=== DATA SEGMENT ===

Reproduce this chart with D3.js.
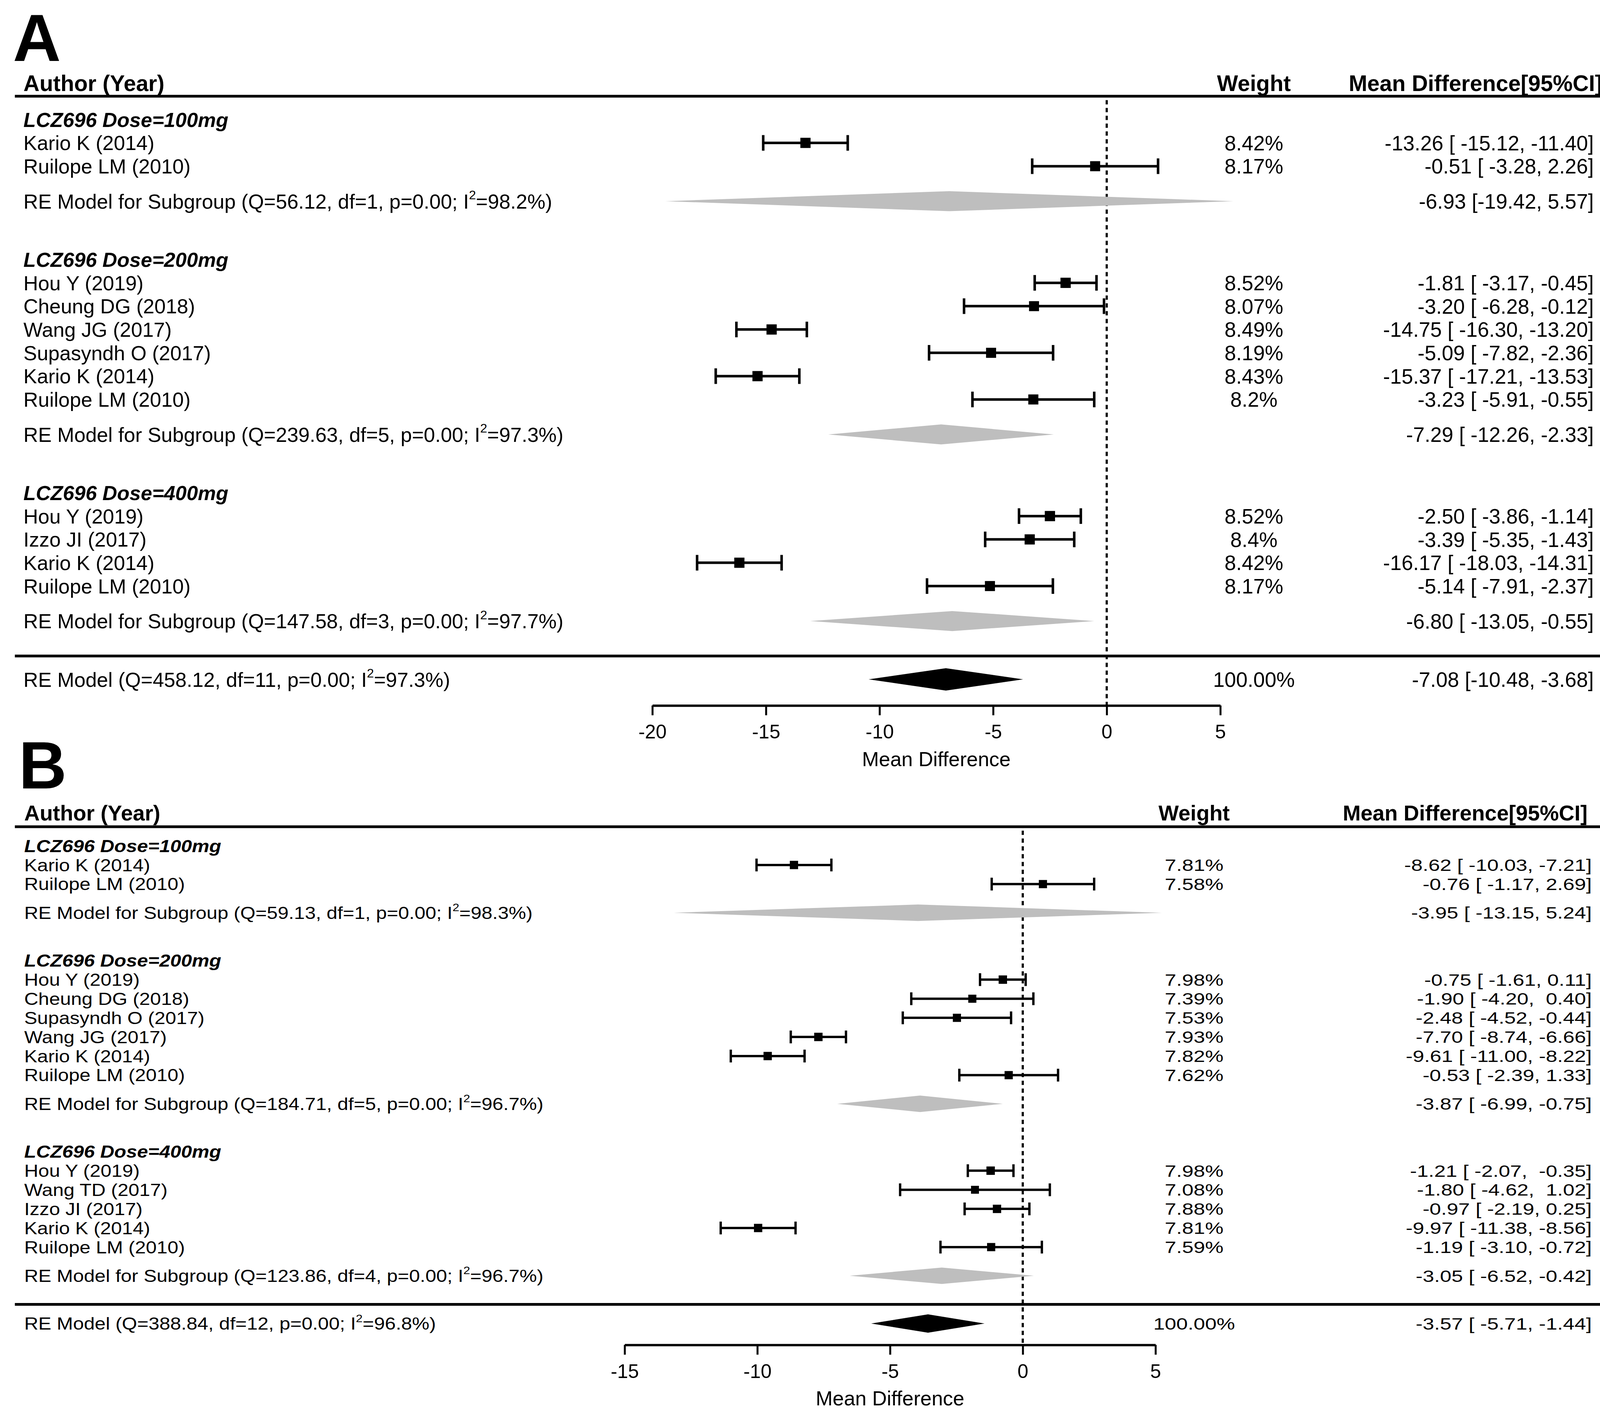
<!DOCTYPE html>
<html>
<head>
<meta charset="utf-8">
<script src="https://cdn.jsdelivr.net/npm/d3@7"></script>
<style>
body { margin: 0; background: #fff; }
text { white-space: pre; }
</style>
</head>
<body>
<div id="chart"></div>
<script>
// ---------- Panel A ----------
var aGroups = ["LCZ696 Dose=100mg", "LCZ696 Dose=200mg", "LCZ696 Dose=400mg"];
var aStudies = ["Kario K (2014)", "Ruilope LM (2010)",
    "Hou Y (2019)", "Cheung DG (2018)", "Wang JG (2017)", "Supasyndh O (2017)", "Kario K (2014)", "Ruilope LM (2010)",
    "Hou Y (2019)", "Izzo JI (2017)", "Kario K (2014)", "Ruilope LM (2010)"];
var aStudyGroup = [0, 0, 1, 1, 1, 1, 1, 1, 2, 2, 2, 2];
var aEst  = [-13.26, -0.51, -1.81, -3.20, -14.75, -5.09, -15.37, -3.23, -2.50, -3.39, -16.17, -5.14];
var aLow  = [-15.12, -3.28, -3.17, -6.28, -16.30, -7.82, -17.21, -5.91, -3.86, -5.35, -18.03, -7.91];
var aHigh = [-11.40, 2.26, -0.45, -0.12, -13.20, -2.36, -13.53, -0.55, -1.14, -1.43, -14.31, -2.37];
var aWeight = ["8.42%", "8.17%", "8.52%", "8.07%", "8.49%", "8.19%", "8.43%", "8.2%", "8.52%", "8.4%", "8.42%", "8.17%"];
var aCiText = ["-13.26 [ -15.12, -11.40]", "-0.51 [ -3.28, 2.26]",
    "-1.81 [ -3.17, -0.45]", "-3.20 [ -6.28, -0.12]", "-14.75 [ -16.30, -13.20]", "-5.09 [ -7.82, -2.36]",
    "-15.37 [ -17.21, -13.53]", "-3.23 [ -5.91, -0.55]",
    "-2.50 [ -3.86, -1.14]", "-3.39 [ -5.35, -1.43]", "-16.17 [ -18.03, -14.31]", "-5.14 [ -7.91, -2.37]"];
var aSubEst  = [-6.93, -7.29, -6.80];
var aSubLow  = [-19.42, -12.26, -13.05];
var aSubHigh = [5.57, -2.33, -0.55];
var aSubQ  = ["56.12", "239.63", "147.58"];
var aSubDf = ["1", "5", "3"];
var aSubI2 = ["98.2", "97.3", "97.7"];
var aSubCiText = ["-6.93 [-19.42, 5.57]", "-7.29 [ -12.26, -2.33]", "-6.80 [ -13.05, -0.55]"];
var aAll = [-7.08, -10.48, -3.68];          // estimate, low, high
var aAllStat = ["458.12", "11", "97.3"];    // Q, df, I2
var aAllText = ["100.00%", "-7.08 [-10.48, -3.68]"];
var aTicks = [-20, -15, -10, -5, 0, 5];

// ---------- Panel B ----------
var bGroups = ["LCZ696 Dose=100mg", "LCZ696 Dose=200mg", "LCZ696 Dose=400mg"];
var bStudies = ["Kario K (2014)", "Ruilope LM (2010)",
    "Hou Y (2019)", "Cheung DG (2018)", "Supasyndh O (2017)", "Wang JG (2017)", "Kario K (2014)", "Ruilope LM (2010)",
    "Hou Y (2019)", "Wang TD (2017)", "Izzo JI (2017)", "Kario K (2014)", "Ruilope LM (2010)"];
var bStudyGroup = [0, 0, 1, 1, 1, 1, 1, 1, 2, 2, 2, 2, 2];
// plotted positions (as drawn in the figure)
var bEst  = [-8.62, 0.76, -0.75, -1.90, -2.48, -7.70, -9.61, -0.53, -1.21, -1.80, -0.97, -9.97, -1.19];
var bLow  = [-10.03, -1.17, -1.61, -4.20, -4.52, -8.74, -11.00, -2.39, -2.07, -4.62, -2.19, -11.38, -3.10];
var bHigh = [-7.21, 2.69, 0.11, 0.40, -0.44, -6.66, -8.22, 1.33, -0.35, 1.02, 0.25, -8.56, 0.72];
var bWeight = ["7.81%", "7.58%", "7.98%", "7.39%", "7.53%", "7.93%", "7.82%", "7.62%",
    "7.98%", "7.08%", "7.88%", "7.81%", "7.59%"];
var bCiText = ["-8.62 [ -10.03, -7.21]", "-0.76 [ -1.17, 2.69]",
    "-0.75 [ -1.61, 0.11]", "-1.90 [ -4.20,  0.40]", "-2.48 [ -4.52, -0.44]", "-7.70 [ -8.74, -6.66]",
    "-9.61 [ -11.00, -8.22]", "-0.53 [ -2.39, 1.33]",
    "-1.21 [ -2.07,  -0.35]", "-1.80 [ -4.62,  1.02]", "-0.97 [ -2.19, 0.25]", "-9.97 [ -11.38, -8.56]",
    "-1.19 [ -3.10, -0.72]"];
var bSubEst  = [-3.95, -3.87, -3.05];
var bSubLow  = [-13.15, -6.99, -6.52];
var bSubHigh = [5.24, -0.75, 0.42];
var bSubQ  = ["59.13", "184.71", "123.86"];
var bSubDf = ["1", "5", "4"];
var bSubI2 = ["98.3", "96.7", "96.7"];
var bSubCiText = ["-3.95 [ -13.15, 5.24]", "-3.87 [ -6.99, -0.75]", "-3.05 [ -6.52, -0.42]"];
var bAll = [-3.57, -5.71, -1.44];
var bAllStat = ["388.84", "12", "96.8"];
var bAllText = ["100.00%", "-3.57 [ -5.71, -1.44]"];
var bTicks = [-15, -10, -5, 0, 5];

var W = 4152, H = 3637;
var FONT = "'Liberation Sans', Arial, sans-serif";

var svg = d3.select("#chart").append("svg")
    .attr("width", W)
    .attr("height", H)
    .style("background", "#fff");

svg.append("rect").attr("width", W).attr("height", H).attr("fill", "#fff");

// "(Q=.., df=.., p=0.00; I²=..%)" with a raised 2
function statLabel(sel, prefix, q, df, i2, fs) {
    sel.append("tspan").text(prefix + "(Q=" + q + ", df=" + df + ", p=0.00; I");
    sel.append("tspan").attr("dy", -0.45 * fs).style("font-size", (0.62 * fs) + "px").text("2");
    sel.append("tspan").attr("dy", 0.45 * fs).text("=" + i2 + "%)");
}

function drawPanel(p, L) {
    var g = svg.append("g");
    var x = d3.scaleLinear().domain(L.domain).range(L.range);
    var y = d3.scaleLinear().domain([0, 1]).range([L.row0, L.row0 + L.unit]);

    // work out the row of every line in the plot
    var rows = [], r = 0, lastSub = 0;
    p.groups.forEach(function(name, gi) {
        rows.push({type: "group", row: r, label: name});
        p.studies.forEach(function(s, i) {
            if (p.studyGroup[i] === gi) { r += 1; rows.push({type: "study", row: r, i: i}); }
        });
        r += 1.5;
        rows.push({type: "sub", row: r, gi: gi});
        lastSub = r;
        r += 2.5;
    });
    var lineRow = lastSub + 1.5, allRow = lastSub + 2.5, axisRow = allRow + 1.12;
    var axisY = y(axisRow);

    function leftPos(py) { return "translate(" + L.labelX + "," + py + ") scale(1," + L.leftSy + ")"; }
    function rightPos(px, py) { return "translate(" + px + "," + py + ") scale(1," + L.rightSy + ")"; }

    // panel letter
    g.append("text")
        .attr("x", L.letterX).attr("y", L.letterY)
        .style("font-family", FONT).style("font-weight", "bold").style("font-size", "170px")
        .text(L.letter);

    // column headers
    var headY = y(-1) - L.headGap;
    var head = g.append("g").style("font-family", FONT).style("font-weight", "bold")
        .style("font-size", L.headSize + "px");
    head.append("text").attr("x", L.labelX).attr("y", headY).text("Author (Year)");
    head.append("text").attr("x", L.weightX).attr("y", headY).attr("text-anchor", "middle").text("Weight");
    head.append("text").attr("x", L.headRight).attr("y", headY).attr("text-anchor", "end").text("Mean Difference[95%CI]");

    // horizontal rules
    [-1, lineRow].forEach(function(rr) {
        g.append("line")
            .attr("x1", 38).attr("x2", 4112)
            .attr("y1", y(rr)).attr("y2", y(rr))
            .attr("stroke", "#000").attr("stroke-width", 7);
    });

    // reference line at zero
    g.append("line")
        .attr("x1", x(0)).attr("x2", x(0))
        .attr("y1", y(-1) + 10).attr("y2", axisY)
        .attr("stroke", "#000").attr("stroke-width", 5.5)
        .attr("stroke-dasharray", "11,9");

    var left = g.append("g").style("font-family", FONT).style("font-size", L.leftSize + "px");
    var right = g.append("g").style("font-family", FONT).style("font-size", L.rightSize + "px");

    // group headings
    left.selectAll(".grp")
        .data(rows.filter(function(d) { return d.type === "group"; }))
        .enter().append("text")
        .attr("class", "grp")
        .attr("transform", function(d) { return leftPos(y(d.row)); })
        .attr("dy", "0.36em")
        .style("font-weight", "bold").style("font-style", "italic")
        .text(function(d) { return d.label; });

    var studyRows = rows.filter(function(d) { return d.type === "study"; });
    var maxW = d3.max(p.weight, function(w) { return parseFloat(w); });
    function half(d) { return L.unit * L.box / 2 * Math.sqrt(parseFloat(p.weight[d.i]) / maxW); }

    left.selectAll(".study")
        .data(studyRows)
        .enter().append("text")
        .attr("class", "study")
        .attr("transform", function(d) { return leftPos(y(d.row)); })
        .attr("dy", "0.36em")
        .text(function(d) { return p.studies[d.i]; });

    right.selectAll(".wt")
        .data(studyRows)
        .enter().append("text")
        .attr("class", "wt")
        .attr("transform", function(d) { return rightPos(L.weightX, y(d.row)); })
        .attr("dy", "0.36em")
        .attr("text-anchor", "middle")
        .text(function(d) { return p.weight[d.i]; });

    right.selectAll(".ci")
        .data(studyRows)
        .enter().append("text")
        .attr("class", "ci")
        .attr("transform", function(d) { return rightPos(L.ciRight, y(d.row)); })
        .attr("dy", "0.36em")
        .attr("text-anchor", "end")
        .text(function(d) { return p.ciText[d.i]; });

    // error bars
    var bars = g.selectAll(".bar")
        .data(studyRows)
        .enter().append("g")
        .attr("class", "bar")
        .attr("stroke", "#000").attr("stroke-width", L.lw);
    var cap = L.unit * 0.335;
    bars.append("line")
        .attr("x1", function(d) { return x(p.low[d.i]); })
        .attr("x2", function(d) { return x(p.high[d.i]); })
        .attr("y1", function(d) { return y(d.row); })
        .attr("y2", function(d) { return y(d.row); });
    bars.append("line")
        .attr("x1", function(d) { return x(p.low[d.i]); })
        .attr("x2", function(d) { return x(p.low[d.i]); })
        .attr("y1", function(d) { return y(d.row) - cap; })
        .attr("y2", function(d) { return y(d.row) + cap; });
    bars.append("line")
        .attr("x1", function(d) { return x(p.high[d.i]); })
        .attr("x2", function(d) { return x(p.high[d.i]); })
        .attr("y1", function(d) { return y(d.row) - cap; })
        .attr("y2", function(d) { return y(d.row) + cap; });
    bars.append("rect")
        .attr("stroke", "none").attr("fill", "#000")
        .attr("x", function(d) { return x(p.est[d.i]) - half(d); })
        .attr("y", function(d) { return y(d.row) - half(d); })
        .attr("width", function(d) { return 2 * half(d); })
        .attr("height", function(d) { return 2 * half(d); });

    // subgroup summaries
    var subRows = rows.filter(function(d) { return d.type === "sub"; });
    subRows.forEach(function(d) {
        var t = left.append("text").attr("transform", leftPos(y(d.row))).attr("dy", "0.36em");
        statLabel(t, "RE Model for Subgroup ", p.subQ[d.gi], p.subDf[d.gi], p.subI2[d.gi], L.leftSize);
    });
    g.selectAll(".subpoly")
        .data(subRows)
        .enter().append("path")
        .attr("class", "subpoly")
        .attr("fill", "#bebebe")
        .attr("d", function(d) {
            var cy = y(d.row), h = L.unit * 0.43;
            return "M" + x(p.subLow[d.gi]) + "," + cy +
                "L" + x(p.subEst[d.gi]) + "," + (cy - h) +
                "L" + x(p.subHigh[d.gi]) + "," + cy +
                "L" + x(p.subEst[d.gi]) + "," + (cy + h) + "Z";
        });
    right.selectAll(".subci")
        .data(subRows)
        .enter().append("text")
        .attr("class", "subci")
        .attr("transform", function(d) { return rightPos(L.ciRight, y(d.row)); })
        .attr("dy", "0.36em")
        .attr("text-anchor", "end")
        .text(function(d) { return p.subCiText[d.gi]; });

    // overall model
    var cy = y(allRow), h = L.unit * 0.48;
    var ta = left.append("text").attr("transform", leftPos(cy)).attr("dy", "0.36em");
    statLabel(ta, "RE Model ", p.allStat[0], p.allStat[1], p.allStat[2], L.leftSize);
    g.append("path")
        .attr("fill", "#000")
        .attr("d", "M" + x(p.all[1]) + "," + cy + "L" + x(p.all[0]) + "," + (cy - h) +
            "L" + x(p.all[2]) + "," + cy + "L" + x(p.all[0]) + "," + (cy + h) + "Z");
    right.append("text").attr("transform", rightPos(L.weightX, cy)).attr("dy", "0.36em")
        .attr("text-anchor", "middle").text(p.allText[0]);
    right.append("text").attr("transform", rightPos(L.ciRight, cy)).attr("dy", "0.36em")
        .attr("text-anchor", "end").text(p.allText[1]);

    // x axis
    var axis = g.append("g")
        .attr("transform", "translate(0," + axisY + ")")
        .call(d3.axisBottom(x).tickValues(p.ticks).tickSize(25).tickSizeOuter(0).tickPadding(24)
            .tickFormat(function(d) { return String(d); }));
    axis.select(".domain").attr("stroke", "#000").attr("stroke-width", 6);
    axis.selectAll(".tick line").attr("stroke", "#000").attr("stroke-width", 5);
    axis.selectAll(".tick text")
        .attr("fill", "#000")
        .style("font-family", FONT).style("font-size", "50px");
    g.append("text")
        .attr("x", (L.range[0] + L.range[1]) / 2)
        .attr("y", axisY + 155)
        .attr("text-anchor", "middle")
        .style("font-family", FONT).style("font-size", "52px")
        .text("Mean Difference");
}

drawPanel({
    groups: aGroups, studies: aStudies, studyGroup: aStudyGroup,
    est: aEst, low: aLow, high: aHigh, weight: aWeight, ciText: aCiText,
    subEst: aSubEst, subLow: aSubLow, subHigh: aSubHigh,
    subQ: aSubQ, subDf: aSubDf, subI2: aSubI2, subCiText: aSubCiText,
    all: aAll, allStat: aAllStat, allText: aAllText, ticks: aTicks
}, {
    letter: "A", letterX: 33, letterY: 156,
    domain: [-20, 5], range: [1670, 3124],
    row0: 306, unit: 59.7,
    labelX: 60, weightX: 3210, ciRight: 4080, headRight: 4102,
    headSize: 57, headGap: 13, leftSize: 52, leftSy: 1, rightSize: 53, rightSy: 1, lw: 6.5, box: 0.44
});

drawPanel({
    groups: bGroups, studies: bStudies, studyGroup: bStudyGroup,
    est: bEst, low: bLow, high: bHigh, weight: bWeight, ciText: bCiText,
    subEst: bSubEst, subLow: bSubLow, subHigh: bSubHigh,
    subQ: bSubQ, subDf: bSubDf, subI2: bSubI2, subCiText: bSubCiText,
    all: bAll, allStat: bAllStat, allText: bAllText, ticks: bTicks
}, {
    letter: "B", letterX: 48, letterY: 2018,
    domain: [-15, 5], range: [1599, 2958],
    row0: 2165, unit: 48.9,
    labelX: 62, weightX: 3057, ciRight: 4075, headRight: 4064,
    headSize: 55, headGap: 16, leftSize: 50, leftSy: 0.87, rightSize: 53, rightSy: 0.8, lw: 6, box: 0.44
});
</script>
</body>
</html>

===

# SET PROBLEM:
Take the lines from the start of the material to the line with "var aTicks = [-20, -15, -10, -5, 0, 5];", both included, and transcribe them exactly without the pictures.

# ANSWER TO THIS PROBLEM:
Reproduce this chart with D3.js.
<!DOCTYPE html>
<html>
<head>
<meta charset="utf-8">
<script src="https://cdn.jsdelivr.net/npm/d3@7"></script>
<style>
body { margin: 0; background: #fff; }
text { white-space: pre; }
</style>
</head>
<body>
<div id="chart"></div>
<script>
// ---------- Panel A ----------
var aGroups = ["LCZ696 Dose=100mg", "LCZ696 Dose=200mg", "LCZ696 Dose=400mg"];
var aStudies = ["Kario K (2014)", "Ruilope LM (2010)",
    "Hou Y (2019)", "Cheung DG (2018)", "Wang JG (2017)", "Supasyndh O (2017)", "Kario K (2014)", "Ruilope LM (2010)",
    "Hou Y (2019)", "Izzo JI (2017)", "Kario K (2014)", "Ruilope LM (2010)"];
var aStudyGroup = [0, 0, 1, 1, 1, 1, 1, 1, 2, 2, 2, 2];
var aEst  = [-13.26, -0.51, -1.81, -3.20, -14.75, -5.09, -15.37, -3.23, -2.50, -3.39, -16.17, -5.14];
var aLow  = [-15.12, -3.28, -3.17, -6.28, -16.30, -7.82, -17.21, -5.91, -3.86, -5.35, -18.03, -7.91];
var aHigh = [-11.40, 2.26, -0.45, -0.12, -13.20, -2.36, -13.53, -0.55, -1.14, -1.43, -14.31, -2.37];
var aWeight = ["8.42%", "8.17%", "8.52%", "8.07%", "8.49%", "8.19%", "8.43%", "8.2%", "8.52%", "8.4%", "8.42%", "8.17%"];
var aCiText = ["-13.26 [ -15.12, -11.40]", "-0.51 [ -3.28, 2.26]",
    "-1.81 [ -3.17, -0.45]", "-3.20 [ -6.28, -0.12]", "-14.75 [ -16.30, -13.20]", "-5.09 [ -7.82, -2.36]",
    "-15.37 [ -17.21, -13.53]", "-3.23 [ -5.91, -0.55]",
    "-2.50 [ -3.86, -1.14]", "-3.39 [ -5.35, -1.43]", "-16.17 [ -18.03, -14.31]", "-5.14 [ -7.91, -2.37]"];
var aSubEst  = [-6.93, -7.29, -6.80];
var aSubLow  = [-19.42, -12.26, -13.05];
var aSubHigh = [5.57, -2.33, -0.55];
var aSubQ  = ["56.12", "239.63", "147.58"];
var aSubDf = ["1", "5", "3"];
var aSubI2 = ["98.2", "97.3", "97.7"];
var aSubCiText = ["-6.93 [-19.42, 5.57]", "-7.29 [ -12.26, -2.33]", "-6.80 [ -13.05, -0.55]"];
var aAll = [-7.08, -10.48, -3.68];          // estimate, low, high
var aAllStat = ["458.12", "11", "97.3"];    // Q, df, I2
var aAllText = ["100.00%", "-7.08 [-10.48, -3.68]"];
var aTicks = [-20, -15, -10, -5, 0, 5];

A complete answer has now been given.